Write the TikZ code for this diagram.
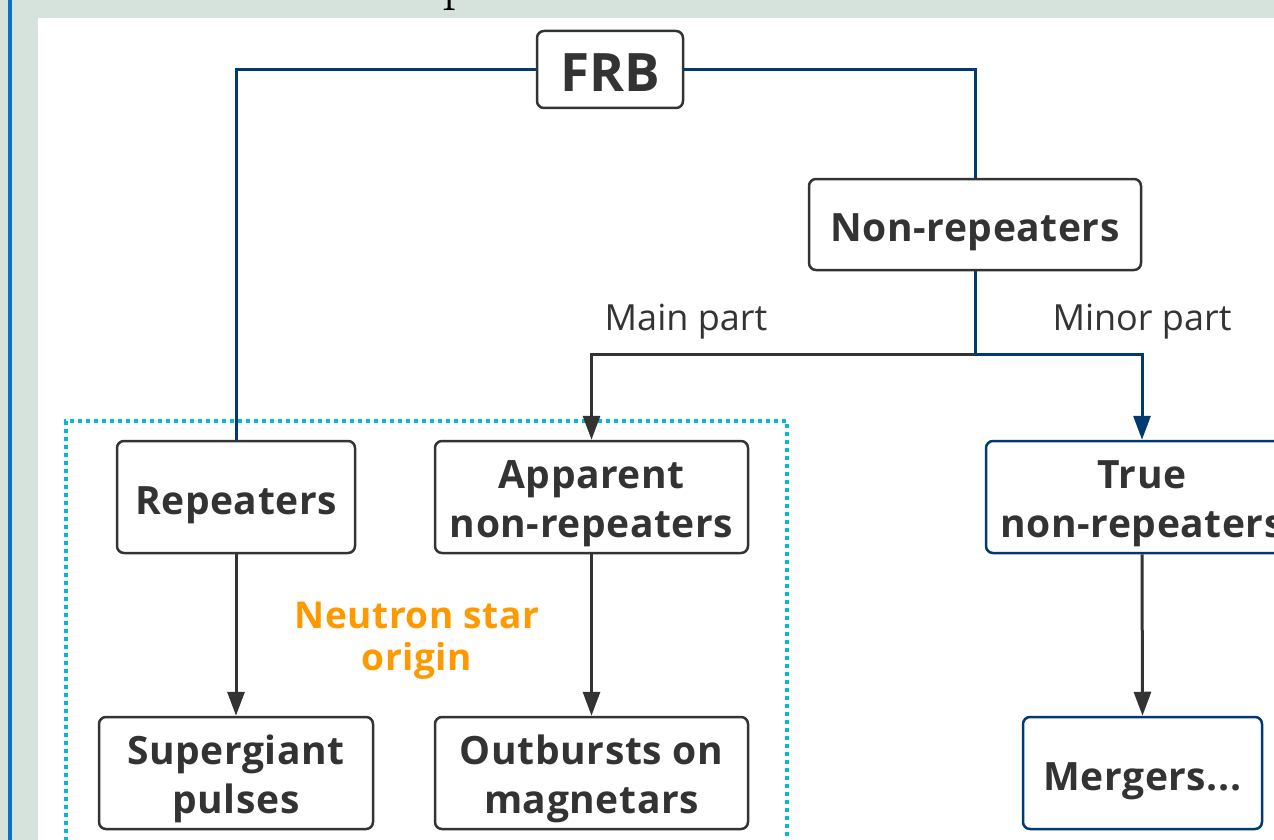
\documentclass[tikz,border=0pt]{standalone}
\usepackage{fontspec}
\setmainfont{Open Sans}
\newfontfamily\boxfont[LetterSpace=1.5]{Open Sans}
\newfontfamily\serifp{Latin Modern Roman}
\usetikzlibrary{arrows.meta}
\definecolor{bgc}{RGB}{214,227,221}
\definecolor{stripe}{RGB}{10,114,196}
\definecolor{navy}{RGB}{0,58,112}
\definecolor{ink}{RGB}{51,51,51}
\definecolor{dotc}{RGB}{0,188,216}
\definecolor{orng}{RGB}{255,153,0}
\newcommand{\myTopStrut}{\rule{0pt}{43pt}}
\newcommand{\myBotStrut}{\rule[-12pt]{0pt}{12pt}}
\tikzset{
  box/.style={draw=ink, line width=2.5pt, rounded corners=7pt, fill=white,
    align=center, text=ink, inner sep=0pt,
    font=\boxfont\fontsize{39}{49}\selectfont\bfseries},
  onel/.style={text height=34pt, text depth=0pt},
  navybox/.style={box, draw=navy},
  navyline/.style={draw=navy, line width=3pt},
  inkline/.style={draw=ink, line width=3pt},
  tip/.style={-{Triangle[length=24pt,width=17pt]}},
  lbl/.style={text=ink, font=\fontsize{36}{40}\selectfont, inner sep=0pt}
}
\begin{document}
\begin{tikzpicture}[x=1pt,y=-1pt]
\useasboundingbox (0,0) rectangle (1274,840);
\clip (0,0) rectangle (1274,840);
% background
\fill[bgc] (0,0) rectangle (1274,840);
\fill[stripe] (8,0) rectangle (12,840);
\fill[white] (38,18) rectangle (1274,840);
\node[anchor=base, inner sep=0pt, text=black, font=\serifp\fontsize{57}{60}\selectfont] (ptxt) at (457,0) {p};
% dotted region
\draw[dotc, line width=4pt, dash pattern=on 4pt off 4pt] (787,860) -- (787,421) -- (66,421) -- (66,860);
% nodes
\node[box, minimum width=146pt, minimum height=77pt, text height=45pt, text depth=0pt,
      font=\fontsize{53}{56}\selectfont\bfseries] (frb) at (610,69.5) {FRB};
\node[box, onel, minimum width=332pt, minimum height=91pt] (nonrep) at (975,224.5) {Non-repeaters};
\node[box, onel, minimum width=238pt, minimum height=112pt] (rep) at (236,497) {Repeaters};
\node[box, minimum width=313pt, minimum height=112pt] (app) at (591.5,497) {\myTopStrut Apparent\\non-repeaters\myBotStrut};
\node[navybox, minimum width=312pt, minimum height=112pt] (truen) at (1142,497) {\myTopStrut True\\non-repeaters\myBotStrut};
\node[box, minimum width=274pt, minimum height=112pt] (super) at (236,773) {\myTopStrut Supergiant\\pulses\myBotStrut};
\node[box, minimum width=313pt, minimum height=112pt] (outb) at (591.5,773) {\myTopStrut Outbursts on\\magnetars\myBotStrut};
\node[navybox, onel, minimum width=239pt, minimum height=112pt] (merg) at (1142.5,773) {Mergers...};
\node[align=center, text=orng, inner sep=0pt, font=\boxfont\fontsize{37}{42}\selectfont\bfseries] (ns) at (417,641) {Neutron star\\origin};
% labels
\node[lbl] (mainp) at (686,322) {Main part};
\node[lbl] (minorp) at (1142,322) {Minor part};
% connectors
\coordinate (split) at (975,354);
\draw[navyline] (frb.west) -| (rep.north);
\draw[navyline] (frb.east) -| (nonrep.north);
\draw[inkline, tip] (split) -| (app.north);
\draw[navyline] (nonrep.south) -- (split);
\draw[navyline, tip] (split) -| (truen.north);
\draw[inkline, tip] (rep.south) -- (super.north);
\draw[inkline, tip] (app.south) -- (outb.north);
\draw[inkline, tip] (truen.south) -- (merg.north);
\end{tikzpicture}
\end{document}
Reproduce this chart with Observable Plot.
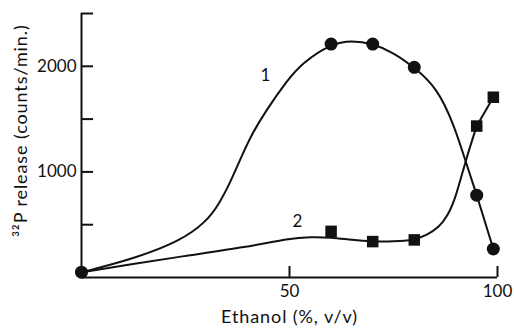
<!DOCTYPE html>
<html>
<head>
<meta charset="utf-8">
<script src="https://cdn.jsdelivr.net/npm/d3@7"></script>
<script src="https://cdn.jsdelivr.net/npm/@observablehq/plot@0.6"></script>
<style>
  html, body { margin: 0; padding: 0; background: #fff; }
  #chart svg { display: block; }
</style>
</head>
<body>
<div id="chart"></div>
<script>
// Measured points (ethanol %, counts/min)
const circleX = [0, 60, 70, 80, 95, 99];
const circleY = [50, 2210, 2210, 1990, 780, 270];
const squareX = [60, 70, 80, 95, 99];
const squareY = [437, 340, 356, 1434, 1707];

// Hand-drawn smooth curves
const curve1X = [0, 12, 24, 30, 33, 36, 38.5, 41, 44, 49.5, 53, 60, 65, 70, 75, 80, 85.5, 89.5, 92.3, 95];
const curve1Y = [50, 170, 349, 530, 690, 920, 1150, 1360, 1560, 1870, 2030, 2215, 2245, 2215, 2130, 1990, 1795, 1450, 1104, 780];
const tail1X = [95, 99];
const tail1Y = [780, 270];
const curve2X = [0, 12, 24, 40, 50, 55, 60, 65, 70, 75, 80, 83, 86, 88, 90, 92.3, 95];
const curve2Y = [50, 125, 200, 290, 370, 385, 380, 355, 340, 340, 356, 400, 480, 580, 760, 1104, 1434];
const tail2X = [95, 99];
const tail2Y = [1434, 1707];

const xTicks = [50, 100];
const yTicks = [500, 1000, 1500, 2000, 2500];
const xTickLabels = [50, 100];
const yTickLabels = [1000, 2000];
const curveLabels = ["1", "2"];
const curveLabelX = [44.2, 51.9];
const curveLabelY = [1910, 530];

const xLabel = "Ethanol (%, v/v)";
const yLabel = "³²P release (counts/min.)";
const yLabelAt = 1390;

const pts = (xs, ys) => xs.map((x, i) => ({x, y: ys[i]}));
const font = "Lato, 'Open Sans', sans-serif";

const chart = Plot.plot({
  width: 514,
  height: 334,
  marginLeft: 81,
  marginRight: 17,
  marginTop: 13,
  marginBottom: 57,
  style: {fontFamily: font, fontSize: "17px", color: "#111", background: "#fff"},
  x: {domain: [0, 100]},
  y: {domain: [0, 2500]},
  marks: [
    Plot.axisX({ticks: xTickLabels, tickFormat: d => String(d), tickSize: 0, tickPadding: 7, label: null, fontSize: 17}),
    Plot.axisY({ticks: yTickLabels, tickFormat: d => String(d), tickSize: 0, tickPadding: 5, label: null, fontSize: 17}),
    Plot.ruleY([0], {stroke: "#111", strokeWidth: 2}),
    Plot.ruleX([0], {stroke: "#111", strokeWidth: 2}),
    Plot.ruleY(yTicks, {y: d => d, x1: 0, x2: 2.9, stroke: "#111", strokeWidth: 2}),
    Plot.ruleX(xTicks, {x: d => d, y1: 0, y2: 104, stroke: "#111", strokeWidth: 2}),
    Plot.line(pts(curve1X, curve1Y), {x: "x", y: "y", curve: "basis", stroke: "#111", strokeWidth: 2}),
    Plot.line(pts(tail1X, tail1Y), {x: "x", y: "y", stroke: "#111", strokeWidth: 2}),
    Plot.line(pts(curve2X, curve2Y), {x: "x", y: "y", curve: "basis", stroke: "#111", strokeWidth: 2}),
    Plot.line(pts(tail2X, tail2Y), {x: "x", y: "y", stroke: "#111", strokeWidth: 2}),
    Plot.dot(pts(circleX, circleY), {x: "x", y: "y", symbol: "circle", r: 6.5, fill: "#111", stroke: "none"}),
    Plot.dot(pts(squareX, squareY), {x: "x", y: "y", symbol: "square", r: 6.5, fill: "#111", stroke: "none"}),
    Plot.text(curveLabels, {x: (d, i) => curveLabelX[i], y: (d, i) => curveLabelY[i], text: d => d, fontSize: 17, fill: "#111"}),
    Plot.text([xLabel], {frameAnchor: "bottom", textAnchor: "middle", dy: 45, text: d => d, fontSize: 18, fill: "#111"}),
    Plot.text([yLabel], {x: 0, y: yLabelAt, textAnchor: "middle", dx: -60, rotate: -90, text: d => d, fontSize: 18, fill: "#111"})
  ]
});
// letter spacing on the axis titles, to match the wide scanned typeface
chart.querySelectorAll("text").forEach(t => {
  if (t.textContent === xLabel || t.textContent === yLabel) t.setAttribute("letter-spacing", "0.9");
});
document.getElementById("chart").appendChild(chart);
</script>
</body>
</html>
....
» **Work to complete**:
Start with the line that includes "Reproduce this chart with Observable Plot." and finish with the line that includes "const squareY = [437, 340, 356, 1434, 1707];": reproduce those lines exactly, nothing before or after, and omit any pictures.

» **Answer in full**:
Reproduce this chart with Observable Plot.
<!DOCTYPE html>
<html>
<head>
<meta charset="utf-8">
<script src="https://cdn.jsdelivr.net/npm/d3@7"></script>
<script src="https://cdn.jsdelivr.net/npm/@observablehq/plot@0.6"></script>
<style>
  html, body { margin: 0; padding: 0; background: #fff; }
  #chart svg { display: block; }
</style>
</head>
<body>
<div id="chart"></div>
<script>
// Measured points (ethanol %, counts/min)
const circleX = [0, 60, 70, 80, 95, 99];
const circleY = [50, 2210, 2210, 1990, 780, 270];
const squareX = [60, 70, 80, 95, 99];
const squareY = [437, 340, 356, 1434, 1707];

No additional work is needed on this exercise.